Iteration 2 CAD — thickened arms and material concentrated at high-load regions
Von Mises stress distribution — left and right caliper arms under braking load
| Metric | Ideal | Marginal | Iter. 1 | Iter. 2 | Status |
|---|---|---|---|---|---|
| Cost | $15.00 | $24.00 | $8.20 | $21.40 | PASS |
| Stopping distance | 13.38 m | 15 m | 46.48 m | 13.3 m | MEETS IDEAL |
| Weight | 300 g | 400 g | 27.2 g | 139.7 g | PASS |
| Volume | 297 cm³ | 396 cm³ | 26.71 cm³ | 138.3 cm³ | PASS |
| Aesthetic satisfaction | 80% | 50% | 85% | 80% | PASS |
| Bottom-out force | 100 N | 95 N | 80 N | 150 N | EXCEEDS IDEAL |
Final Physical Result
The final Iteration 2 calipers were printed in Nylon 12 via SLS and mounted to a bicycle for ISO 4210 compliance testing. During the test, they successfully stopped a bicycle cruising at 25 kph in 13.3 m — meeting the ideal stopping distance target and producing a bottom-out force of 150 N, well above the 100 N ideal. The test confirmed that stiffness, not mass minimization, is the governing design requirement for a functional brake caliper.
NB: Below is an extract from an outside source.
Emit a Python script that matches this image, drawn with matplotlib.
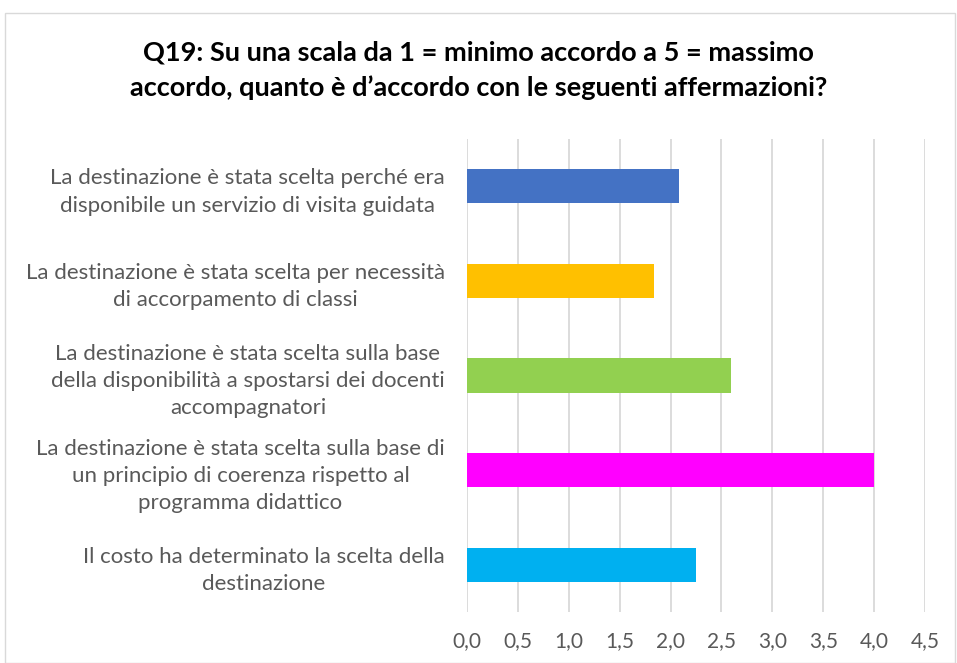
import matplotlib
matplotlib.use("Agg")
from matplotlib import pyplot as plt
from matplotlib.patches import Rectangle
from matplotlib.ticker import FuncFormatter
import numpy as np

plt.rcParams['font.family'] = ['Lato', 'DejaVu Sans']

title = ("Q19: Su una scala da 1 = minimo accordo a 5 = massimo\n"
         "accordo, quanto è d\u2019accordo con le seguenti affermazioni?")

labels = [
    "La destinazione è stata scelta perché era\ndisponibile un servizio di visita guidata",
    "La destinazione è stata scelta per necessità\ndi accorpamento di classi",
    "La destinazione è stata scelta sulla base\ndella disponibilità a spostarsi dei docenti\naccompagnatori",
    "La destinazione è stata scelta sulla base di\nun principio di coerenza rispetto al\nprogramma didattico",
    "Il costo ha determinato la scelta della\ndestinazione",
]
values = [2.08, 1.84, 2.59, 4.0, 2.25]
colors = ["#4472C4", "#FFC000", "#92D050", "#FF00FF", "#00B0F0"]
xticks = [0.0, 0.5, 1.0, 1.5, 2.0, 2.5, 3.0, 3.5, 4.0, 4.5]

W, H = 957, 663
fig = plt.figure(figsize=(W / 100, H / 100), dpi=100)

# outer chart frame
fig.patches.append(Rectangle((5 / W, 0), (W - 7) / W, (H - 13) / H,
                             transform=fig.transFigure, fill=False,
                             edgecolor="#D9D9D9", linewidth=1.0))

ax = fig.add_axes([467 / W, 1 - 612 / H, (925 - 467) / W, (612 - 139) / H])

y = np.arange(len(values))
ax.barh(y, values, height=0.36, color=colors, zorder=3)
ax.set_ylim(len(values) - 0.5, -0.5)
ax.set_xlim(0, 4.5)
ax.set_xticks(xticks)
ax.xaxis.set_major_formatter(FuncFormatter(lambda v, p: ("%.1f" % v).replace(".", ",")))
ax.set_yticks(y)
ax.set_yticklabels(labels, multialignment="center", linespacing=1.45)

ax.grid(axis="x", color="#D9D9D9", linewidth=1.3, zorder=0)
for s in ax.spines.values():
    s.set_visible(False)
ax.tick_params(axis="both", length=0, labelcolor="#595959")
ax.tick_params(axis="y", pad=16, labelsize=16)
ax.tick_params(axis="x", pad=14, labelsize=15)

fig.text(0.5, 1 - 70 / H, title, ha="center", va="center", fontsize=19.5,
         fontweight="bold", color="black", linespacing=1.5)

fig.savefig("out.png", dpi=100)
Final Nylon 12 SLS-printed calipers — left and right arms, Iteration 2
Reflection
The first design optimized aggressively for mass and produced a part that could not stop a bicycle. The redesign made the opposite tradeoffs — and worked. The lesson: verify functional performance against the primary metric before lightweighting. A lightweight brake that doesn't brake isn't a brake.
Topology optimization was useful for identifying load paths but requires engineering judgment to interpret correctly. Stress singularities around pivot holes look alarming in simulation — they do not indicate real failure in a manufactured part with proper geometry. Distinguishing numerical artifacts from real failure modes is a critical skill.
The final design's high factor of safety reveals material overuse. Future work would use topology optimization not to reduce weight arbitrarily, but to redistribute material more precisely — concentrating it near the pivot and pad contacts while removing it from low-stress regions on the sides, bringing cost back under the marginal target.